» Records to use
◆ ◆ ◆ ◆ ◆ ◆ ◆
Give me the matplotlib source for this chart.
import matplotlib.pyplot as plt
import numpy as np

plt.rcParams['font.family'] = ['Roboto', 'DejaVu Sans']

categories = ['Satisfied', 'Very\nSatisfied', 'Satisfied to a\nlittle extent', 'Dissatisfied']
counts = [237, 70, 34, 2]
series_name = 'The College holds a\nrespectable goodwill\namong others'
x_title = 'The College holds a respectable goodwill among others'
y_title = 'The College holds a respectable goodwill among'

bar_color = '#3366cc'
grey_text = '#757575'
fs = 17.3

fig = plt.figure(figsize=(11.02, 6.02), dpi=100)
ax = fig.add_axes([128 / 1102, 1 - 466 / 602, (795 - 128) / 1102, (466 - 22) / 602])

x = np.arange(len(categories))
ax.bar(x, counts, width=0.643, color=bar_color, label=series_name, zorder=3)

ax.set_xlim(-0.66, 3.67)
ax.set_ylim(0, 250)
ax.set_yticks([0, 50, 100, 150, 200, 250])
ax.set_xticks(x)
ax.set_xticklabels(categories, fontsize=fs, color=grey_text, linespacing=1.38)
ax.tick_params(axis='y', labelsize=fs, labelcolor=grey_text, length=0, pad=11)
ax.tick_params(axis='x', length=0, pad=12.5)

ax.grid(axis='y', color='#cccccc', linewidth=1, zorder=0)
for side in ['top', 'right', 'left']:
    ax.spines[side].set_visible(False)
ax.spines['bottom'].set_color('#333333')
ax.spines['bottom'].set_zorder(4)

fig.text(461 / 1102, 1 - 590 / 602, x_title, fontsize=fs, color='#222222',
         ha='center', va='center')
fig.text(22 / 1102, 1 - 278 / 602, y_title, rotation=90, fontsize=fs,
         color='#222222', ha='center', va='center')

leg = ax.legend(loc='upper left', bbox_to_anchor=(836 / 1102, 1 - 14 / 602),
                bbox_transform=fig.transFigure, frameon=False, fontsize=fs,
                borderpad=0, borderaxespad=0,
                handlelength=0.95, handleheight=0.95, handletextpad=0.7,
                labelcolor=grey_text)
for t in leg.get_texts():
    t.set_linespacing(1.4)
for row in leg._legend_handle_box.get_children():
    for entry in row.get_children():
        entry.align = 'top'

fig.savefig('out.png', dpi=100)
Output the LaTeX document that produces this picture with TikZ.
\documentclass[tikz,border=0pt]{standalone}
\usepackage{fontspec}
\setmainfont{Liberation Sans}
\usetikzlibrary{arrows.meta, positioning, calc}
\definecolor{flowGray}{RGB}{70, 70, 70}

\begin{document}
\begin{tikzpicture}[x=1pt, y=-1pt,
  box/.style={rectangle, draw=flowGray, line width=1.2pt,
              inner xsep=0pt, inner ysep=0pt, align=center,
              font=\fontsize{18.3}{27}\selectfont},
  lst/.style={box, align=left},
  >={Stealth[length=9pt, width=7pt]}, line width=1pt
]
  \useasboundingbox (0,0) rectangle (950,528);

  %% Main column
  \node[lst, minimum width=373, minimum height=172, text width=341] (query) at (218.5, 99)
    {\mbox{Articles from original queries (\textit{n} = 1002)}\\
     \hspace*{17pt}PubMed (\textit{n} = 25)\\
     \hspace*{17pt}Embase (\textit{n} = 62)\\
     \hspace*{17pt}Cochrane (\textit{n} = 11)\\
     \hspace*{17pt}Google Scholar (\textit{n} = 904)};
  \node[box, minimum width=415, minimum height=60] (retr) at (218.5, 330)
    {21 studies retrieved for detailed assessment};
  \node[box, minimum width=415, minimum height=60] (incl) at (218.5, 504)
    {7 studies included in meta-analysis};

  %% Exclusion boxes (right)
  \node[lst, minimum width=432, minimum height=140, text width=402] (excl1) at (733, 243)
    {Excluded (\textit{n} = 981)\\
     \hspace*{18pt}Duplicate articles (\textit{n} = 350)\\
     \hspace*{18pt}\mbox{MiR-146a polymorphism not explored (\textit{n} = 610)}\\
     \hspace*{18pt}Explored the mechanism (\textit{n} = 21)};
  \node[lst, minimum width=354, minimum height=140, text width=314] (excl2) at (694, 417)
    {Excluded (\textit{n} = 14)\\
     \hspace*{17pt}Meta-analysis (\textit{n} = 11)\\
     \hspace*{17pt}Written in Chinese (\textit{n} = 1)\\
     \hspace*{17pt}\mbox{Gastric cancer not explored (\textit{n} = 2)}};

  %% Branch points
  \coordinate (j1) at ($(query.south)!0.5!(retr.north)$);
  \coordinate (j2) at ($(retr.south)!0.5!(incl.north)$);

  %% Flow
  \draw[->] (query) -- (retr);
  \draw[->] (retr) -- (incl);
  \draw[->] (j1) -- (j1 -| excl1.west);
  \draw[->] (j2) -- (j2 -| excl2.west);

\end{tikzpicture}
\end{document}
◆ ◆ ◆ ◆ ◆ ◆ ◆
Quote every line of the data, word for word.

Give me the matplotlib source for this chart.
import matplotlib.pyplot as plt
import numpy as np

plt.rcParams['font.family'] = ['Roboto', 'DejaVu Sans']

categories = ['Satisfied', 'Very\nSatisfied', 'Satisfied to a\nlittle extent', 'Dissatisfied']
counts = [237, 70, 34, 2]
series_name = 'The College holds a\nrespectable goodwill\namong others'
x_title = 'The College holds a respectable goodwill among others'
y_title = 'The College holds a respectable goodwill among'

bar_color = '#3366cc'
grey_text = '#757575'
fs = 17.3

fig = plt.figure(figsize=(11.02, 6.02), dpi=100)
ax = fig.add_axes([128 / 1102, 1 - 466 / 602, (795 - 128) / 1102, (466 - 22) / 602])

x = np.arange(len(categories))
ax.bar(x, counts, width=0.643, color=bar_color, label=series_name, zorder=3)

ax.set_xlim(-0.66, 3.67)
ax.set_ylim(0, 250)
ax.set_yticks([0, 50, 100, 150, 200, 250])
ax.set_xticks(x)
ax.set_xticklabels(categories, fontsize=fs, color=grey_text, linespacing=1.38)
ax.tick_params(axis='y', labelsize=fs, labelcolor=grey_text, length=0, pad=11)
ax.tick_params(axis='x', length=0, pad=12.5)

ax.grid(axis='y', color='#cccccc', linewidth=1, zorder=0)
for side in ['top', 'right', 'left']:
    ax.spines[side].set_visible(False)
ax.spines['bottom'].set_color('#333333')
ax.spines['bottom'].set_zorder(4)

fig.text(461 / 1102, 1 - 590 / 602, x_title, fontsize=fs, color='#222222',
         ha='center', va='center')
fig.text(22 / 1102, 1 - 278 / 602, y_title, rotation=90, fontsize=fs,
         color='#222222', ha='center', va='center')

leg = ax.legend(loc='upper left', bbox_to_anchor=(836 / 1102, 1 - 14 / 602),
                bbox_transform=fig.transFigure, frameon=False, fontsize=fs,
                borderpad=0, borderaxespad=0,
                handlelength=0.95, handleheight=0.95, handletextpad=0.7,
                labelcolor=grey_text)
for t in leg.get_texts():
    t.set_linespacing(1.4)
for row in leg._legend_handle_box.get_children():
    for entry in row.get_children():
        entry.align = 'top'

fig.savefig('out.png', dpi=100)
Output the LaTeX document that produces this picture with TikZ.
\documentclass[tikz,border=0pt]{standalone}
\usepackage{fontspec}
\setmainfont{Liberation Sans}
\usetikzlibrary{arrows.meta, positioning, calc}
\definecolor{flowGray}{RGB}{70, 70, 70}

\begin{document}
\begin{tikzpicture}[x=1pt, y=-1pt,
  box/.style={rectangle, draw=flowGray, line width=1.2pt,
              inner xsep=0pt, inner ysep=0pt, align=center,
              font=\fontsize{18.3}{27}\selectfont},
  lst/.style={box, align=left},
  >={Stealth[length=9pt, width=7pt]}, line width=1pt
]
  \useasboundingbox (0,0) rectangle (950,528);

  %% Main column
  \node[lst, minimum width=373, minimum height=172, text width=341] (query) at (218.5, 99)
    {\mbox{Articles from original queries (\textit{n} = 1002)}\\
     \hspace*{17pt}PubMed (\textit{n} = 25)\\
     \hspace*{17pt}Embase (\textit{n} = 62)\\
     \hspace*{17pt}Cochrane (\textit{n} = 11)\\
     \hspace*{17pt}Google Scholar (\textit{n} = 904)};
  \node[box, minimum width=415, minimum height=60] (retr) at (218.5, 330)
    {21 studies retrieved for detailed assessment};
  \node[box, minimum width=415, minimum height=60] (incl) at (218.5, 504)
    {7 studies included in meta-analysis};

  %% Exclusion boxes (right)
  \node[lst, minimum width=432, minimum height=140, text width=402] (excl1) at (733, 243)
    {Excluded (\textit{n} = 981)\\
     \hspace*{18pt}Duplicate articles (\textit{n} = 350)\\
     \hspace*{18pt}\mbox{MiR-146a polymorphism not explored (\textit{n} = 610)}\\
     \hspace*{18pt}Explored the mechanism (\textit{n} = 21)};
  \node[lst, minimum width=354, minimum height=140, text width=314] (excl2) at (694, 417)
    {Excluded (\textit{n} = 14)\\
     \hspace*{17pt}Meta-analysis (\textit{n} = 11)\\
     \hspace*{17pt}Written in Chinese (\textit{n} = 1)\\
     \hspace*{17pt}\mbox{Gastric cancer not explored (\textit{n} = 2)}};

  %% Branch points
  \coordinate (j1) at ($(query.south)!0.5!(retr.north)$);
  \coordinate (j2) at ($(retr.south)!0.5!(incl.north)$);

  %% Flow
  \draw[->] (query) -- (retr);
  \draw[->] (retr) -- (incl);
  \draw[->] (j1) -- (j1 -| excl1.west);
  \draw[->] (j2) -- (j2 -| excl2.west);

\end{tikzpicture}
\end{document}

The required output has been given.